Chafee writes of his surprise at “how quickly key Democrats crumbled.” Democratic senators, Chafee writes, “went down to the meetings at the White House and the Pentagon and came back to the chamber ready to salute. With wrinkled brows they gravely intoned that Saddam Hussein must be stopped. Stopped from what? They had no conviction or evidence of their own. They were just parroting the administration’s nonsense. They knew it could go terribly wrong; they also knew it could go terribly right. Which did they fear more?”...
A bewildered Chafee, seeking an explanation, turned to an unnamed Democratic senator who opposed the war but was well-respected by his party’s leaders. This senator tells Chafee “in confidence” what concerned the Democrats. “They are afraid the war will be over as fast as Gulf One. Few will die, the oil will flow and gasoline will cost 90 cents a gallon.”
I wonder where these Senators obtain their political memories from, I really do, because they should ask for a refund. How could they possibly have been unaware that voters did not exact a political penalty from those who'd voted against authorizing the first Gulf War? This is the worst kind of political cowardice - stupid, uninformed cowardice.
Incidentally the unnamed Senator reportedly was Jack Reed (RI), though both Chafee and Reed refuse to confirm or deny it.
Chafee remains contemptuous of Democrats who helped Bush to gin up this unnecessary invasion.
That includes New York Sen. Hillary Clinton, whom Chafee says put her presidential ambitions above standing up to Mr. Bush and the rush to war in Iraq.
“I find it surprising now, in 2008, how many Democrats are running for president after shirking their constitutional duty to check and balance this president,” writes Chafee...
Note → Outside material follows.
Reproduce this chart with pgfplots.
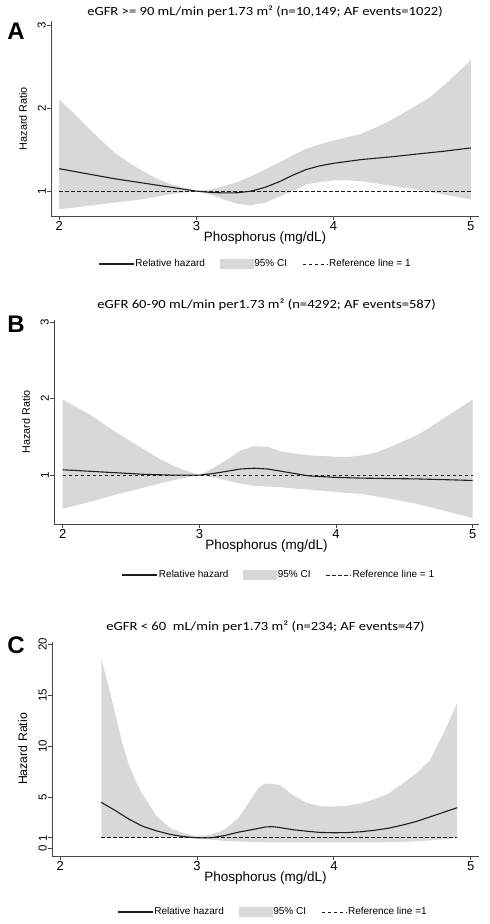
\documentclass[border=0pt]{standalone}
\usepackage{fontspec}
\setmainfont{Liberation Sans}
\newfontfamily\titlefont{Carlito}
\usepackage{pgfplots}
\pgfplotsset{compat=1.18}
\usepgfplotslibrary{fillbetween}

\definecolor{cigray}{RGB}{216,216,216}
\definecolor{axgray}{RGB}{70,70,70}
\definecolor{hrline}{RGB}{30,30,30}

\pgfplotsset{
  panel/.style={
    scale only axis,
    anchor=south west,
    axis x line=bottom, axis y line=left,
    axis line style={-, axgray, line width=1pt},
    major tick style={axgray, line width=0.9pt},
    major tick length=4pt,
    tick align=outside,
    /pgf/number format/assume math mode=true,
    xtick={2,3,4,5},
    x tick label style={font=\fontsize{13}{13}\selectfont, inner sep=1pt},
    yticklabel style={rotate=90, anchor=south, font=\fontsize{11.5}{11.5}\selectfont, inner sep=1pt},
    xlabel={Phosphorus (mg/dL)},
    ylabel={Hazard Ratio},
    every axis x label/.style={at={(axis description cs:0.5,0)}, anchor=center, yshift=-22pt, font=\fontsize{13.5}{13.5}\selectfont},
    every axis title/.style={at={(axis description cs:0.5,1)}, anchor=center, xscale=1.17, font=\titlefont\fontsize{12.5}{12.5}\selectfont},
    legend columns=3,
    legend cell align=left,
    legend style={draw=none, fill=none, anchor=center, font=\fontsize{10}{10}\selectfont,
      nodes={inner sep=1pt},
      /tikz/every even column/.append style={column sep=14pt}},
    clip=false,
  },
  hrimg/.style={legend image code/.code={\draw[hrline, line width=1.1pt] (0pt,0pt) -- (35pt,0pt);}},
  ciimg/.style={legend image code/.code={\fill[cigray] (0pt,-4.5pt) rectangle (33pt,4.5pt);}},
  refimg/.style={legend image code/.code={\draw[hrline, line width=1pt, dash pattern=on 3.5pt off 2.5pt] (0pt,0pt) -- (25pt,0pt);}},
}

\begin{document}
\begin{tikzpicture}

% ---------------- Panel A ----------------
\begin{axis}[panel,
  at={(51pt,-216pt)}, width=428pt, height=195pt,
  xmin=1.94, xmax=5.06, ymin=0.70, ymax=3.05,
  ytick={1,2,3},
  title={eGFR >= 90 mL/min per1.73 m² (n=10,149; AF events=1022)},
  title style={yshift=9pt},
  every axis y label/.style={at={(axis description cs:-0.0654,0.5)}, rotate=90, anchor=center, font=\fontsize{10.8}{10.8}\selectfont},
  legend style={at={(axis description cs:0.5,0)}, xshift=-10pt, yshift=-48pt},
]
\addlegendimage{hrimg}\addlegendentry{Relative hazard}
\addlegendimage{ciimg}\addlegendentry{95\% CI}
\addlegendimage{refimg}\addlegendentry{Reference line = 1}
\addplot[name path=Aup, draw=none, forget plot] coordinates {
(2.0,2.10) (2.1,1.95) (2.2,1.78) (2.3,1.62) (2.4,1.47) (2.5,1.35) (2.6,1.25) (2.7,1.16) (2.8,1.09) (2.9,1.04) (3.0,1.00)
(3.1,1.02) (3.2,1.06) (3.3,1.11) (3.4,1.18) (3.5,1.26) (3.6,1.34) (3.7,1.43) (3.8,1.51) (3.9,1.565) (4.0,1.61)
(4.1,1.65) (4.2,1.69) (4.3,1.76) (4.4,1.84) (4.5,1.93) (4.6,2.03) (4.7,2.13) (4.8,2.27) (4.9,2.42) (5.0,2.58)};
\addplot[name path=Alo, draw=none, forget plot] coordinates {
(2.0,0.78) (2.2,0.82) (2.4,0.86) (2.6,0.90) (2.8,0.96) (2.9,0.98) (3.0,1.00)
(3.1,0.96) (3.2,0.90) (3.3,0.845) (3.4,0.83) (3.5,0.86) (3.6,0.93) (3.7,1.00) (3.8,1.08) (3.9,1.11) (4.0,1.13)
(4.1,1.13) (4.2,1.12) (4.4,1.07) (4.6,1.02) (4.8,0.96) (5.0,0.90)};
\addplot[cigray, forget plot] fill between[of=Aup and Alo];
\addplot[hrline, line width=1pt, dash pattern=on 3.5pt off 2.5pt, forget plot] coordinates {(2,1) (5,1)};
\addplot[hrline, line width=1.1pt, forget plot] coordinates {
(2.0,1.27) (2.2,1.21) (2.4,1.15) (2.6,1.10) (2.8,1.05) (3.0,1.00) (3.1,0.985) (3.2,0.978) (3.3,0.98) (3.4,1.00)
(3.5,1.045) (3.6,1.11) (3.7,1.19) (3.8,1.26) (3.9,1.305) (4.0,1.335) (4.2,1.38) (4.4,1.41) (4.6,1.445) (4.8,1.48) (5.0,1.52)};
\end{axis}
\node[font=\bfseries\fontsize{24}{24}\selectfont] at (16pt,-31pt) {A};

% ---------------- Panel B ----------------
\begin{axis}[panel,
  at={(54pt,-524pt)}, width=425pt, height=204pt,
  xmin=1.936, xmax=5.046, ymin=0.36, ymax=3.03,
  ytick={1,2,3},
  title={eGFR 60-90 mL/min per1.73 m² (n=4292; AF events=587)},
  title style={yshift=15pt},
  every axis y label/.style={at={(axis description cs:-0.0659,0.5)}, rotate=90, anchor=center, font=\fontsize{10.8}{10.8}\selectfont},
  legend style={at={(axis description cs:0.5,0)}, xshift=12pt, yshift=-51pt},
]
\addlegendimage{hrimg}\addlegendentry{Relative hazard}
\addlegendimage{ciimg}\addlegendentry{95\% CI}
\addlegendimage{refimg}\addlegendentry{Reference line = 1}
\addplot[name path=Bup, draw=none, forget plot] coordinates {
(2.0,1.99) (2.1,1.89) (2.2,1.79) (2.3,1.67) (2.4,1.55) (2.5,1.44) (2.6,1.33) (2.7,1.22) (2.8,1.13) (2.9,1.06) (3.0,1.00)
(3.1,1.09) (3.2,1.20) (3.3,1.32) (3.4,1.38) (3.5,1.37) (3.6,1.31) (3.7,1.28) (3.8,1.26) (3.9,1.25) (4.0,1.24)
(4.1,1.24) (4.2,1.26) (4.3,1.30) (4.4,1.37) (4.5,1.45) (4.6,1.53) (4.7,1.64) (4.8,1.76) (4.9,1.87) (5.0,1.99)};
\addplot[name path=Blo, draw=none, forget plot] coordinates {
(2.0,0.56) (2.2,0.65) (2.4,0.75) (2.6,0.84) (2.8,0.93) (3.0,1.00) (3.1,0.97) (3.2,0.93) (3.3,0.89) (3.4,0.86)
(3.6,0.84) (3.8,0.81) (4.0,0.78) (4.2,0.75) (4.4,0.69) (4.6,0.62) (4.8,0.53) (5.0,0.44)};
\addplot[cigray, forget plot] fill between[of=Bup and Blo];
\addplot[hrline, line width=1pt, dash pattern=on 3.5pt off 2.5pt, forget plot] coordinates {(2,1) (5,1)};
\addplot[hrline, line width=1.1pt, forget plot] coordinates {
(2.0,1.07) (2.2,1.05) (2.4,1.03) (2.6,1.01) (2.8,1.00) (3.0,1.00) (3.1,1.02) (3.2,1.05) (3.3,1.08) (3.4,1.09)
(3.5,1.08) (3.6,1.05) (3.7,1.02) (3.8,0.99) (3.9,0.98) (4.0,0.97) (4.2,0.96) (4.4,0.955) (4.6,0.95) (4.8,0.94) (5.0,0.93)};
\end{axis}
\node[font=\bfseries\fontsize{24}{24}\selectfont] at (16pt,-324pt) {B};

% ---------------- Panel C ----------------
\begin{axis}[panel,
  at={(52pt,-856pt)}, width=427pt, height=214pt,
  xmin=1.94, xmax=5.06, ymin=-0.78, ymax=20.2,
  ytick={0,1,5,10,15,20},
  title={eGFR < 60\ \ mL/min per1.73 m² (n=234; AF events=47)},
  title style={yshift=15pt},
  every axis y label/.style={at={(axis description cs:-0.0686,0.5)}, rotate=90, anchor=center, font=\fontsize{12.3}{12.3}\selectfont},
  legend style={at={(axis description cs:0.5,0)}, xshift=7pt, yshift=-56pt},
]
\addlegendimage{hrimg}\addlegendentry{Relative hazard}
\addlegendimage{ciimg}\addlegendentry{95\% CI}
\addlegendimage{refimg}\addlegendentry{Reference line =1}
\addplot[name path=Cup, draw=none, forget plot] coordinates {
(2.3,18.6) (2.35,16.0) (2.4,13.3) (2.45,10.5) (2.5,8.2) (2.55,6.6) (2.6,5.3) (2.7,3.2) (2.8,2.0) (2.9,1.45) (3.0,1.15)
(3.1,1.3) (3.2,1.8) (3.3,2.9) (3.4,4.9) (3.45,5.9) (3.5,6.35) (3.6,6.2) (3.7,5.2) (3.8,4.45) (3.9,4.1) (4.0,4.05)
(4.1,4.15) (4.2,4.4) (4.3,4.8) (4.4,5.35) (4.5,6.3) (4.6,7.3) (4.7,8.6) (4.8,11.2) (4.9,14.2)};
\addplot[name path=Clo, draw=none, forget plot] coordinates {
(2.3,1.1) (2.5,1.1) (2.8,1.05) (3.0,0.95) (3.1,0.85) (3.2,0.7) (3.4,0.6) (3.6,0.55) (3.8,0.55) (4.0,0.55)
(4.2,0.55) (4.4,0.58) (4.6,0.65) (4.8,0.85) (4.9,0.95)};
\addplot[cigray, forget plot] fill between[of=Cup and Clo];
\addplot[hrline, line width=1pt, dash pattern=on 3.5pt off 2.5pt, forget plot] coordinates {(2.3,1) (4.9,1)};
\addplot[hrline, line width=1.1pt, forget plot] coordinates {
(2.3,4.48) (2.4,3.7) (2.5,2.85) (2.6,2.15) (2.7,1.7) (2.8,1.35) (2.9,1.12) (3.0,1.0) (3.1,1.0) (3.2,1.22)
(3.3,1.55) (3.4,1.8) (3.5,2.07) (3.55,2.1) (3.6,2.02) (3.7,1.8) (3.8,1.65) (3.9,1.53) (4.0,1.5) (4.1,1.52) (4.2,1.6)
(4.3,1.75) (4.4,1.95) (4.5,2.25) (4.6,2.6) (4.7,3.05) (4.8,3.5) (4.9,3.95)};
\end{axis}
\node[font=\bfseries\fontsize{24}{24}\selectfont] at (16pt,-645pt) {C};
\path (0pt,0pt) rectangle (490pt,-924pt);
\end{tikzpicture}
\end{document}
“They argue that the president duped them into war, but getting duped does not exactly recommend their leadership. Helping a rogue president start an unnecessary war should be a career-ending lapse of judgment.”
The group Chafee admires the most, it turns out, are the voters of RI - for voting him out of office. That's right, he thinks it was the best thing for his state and the nation that Republicans lost control of Congress.
“The system works best when power remains in the hands of the voters,” writes Chafee. “I was a casualty of the system working in 2006, and while defeat is never easy, I give the voters credit: They made the connection between electing even popular Republicans at the cost of leaving the Senate in the hands of a leadership they had learned to mistrust.”
A shame that all this candor and self-awareness came, or came out, so late.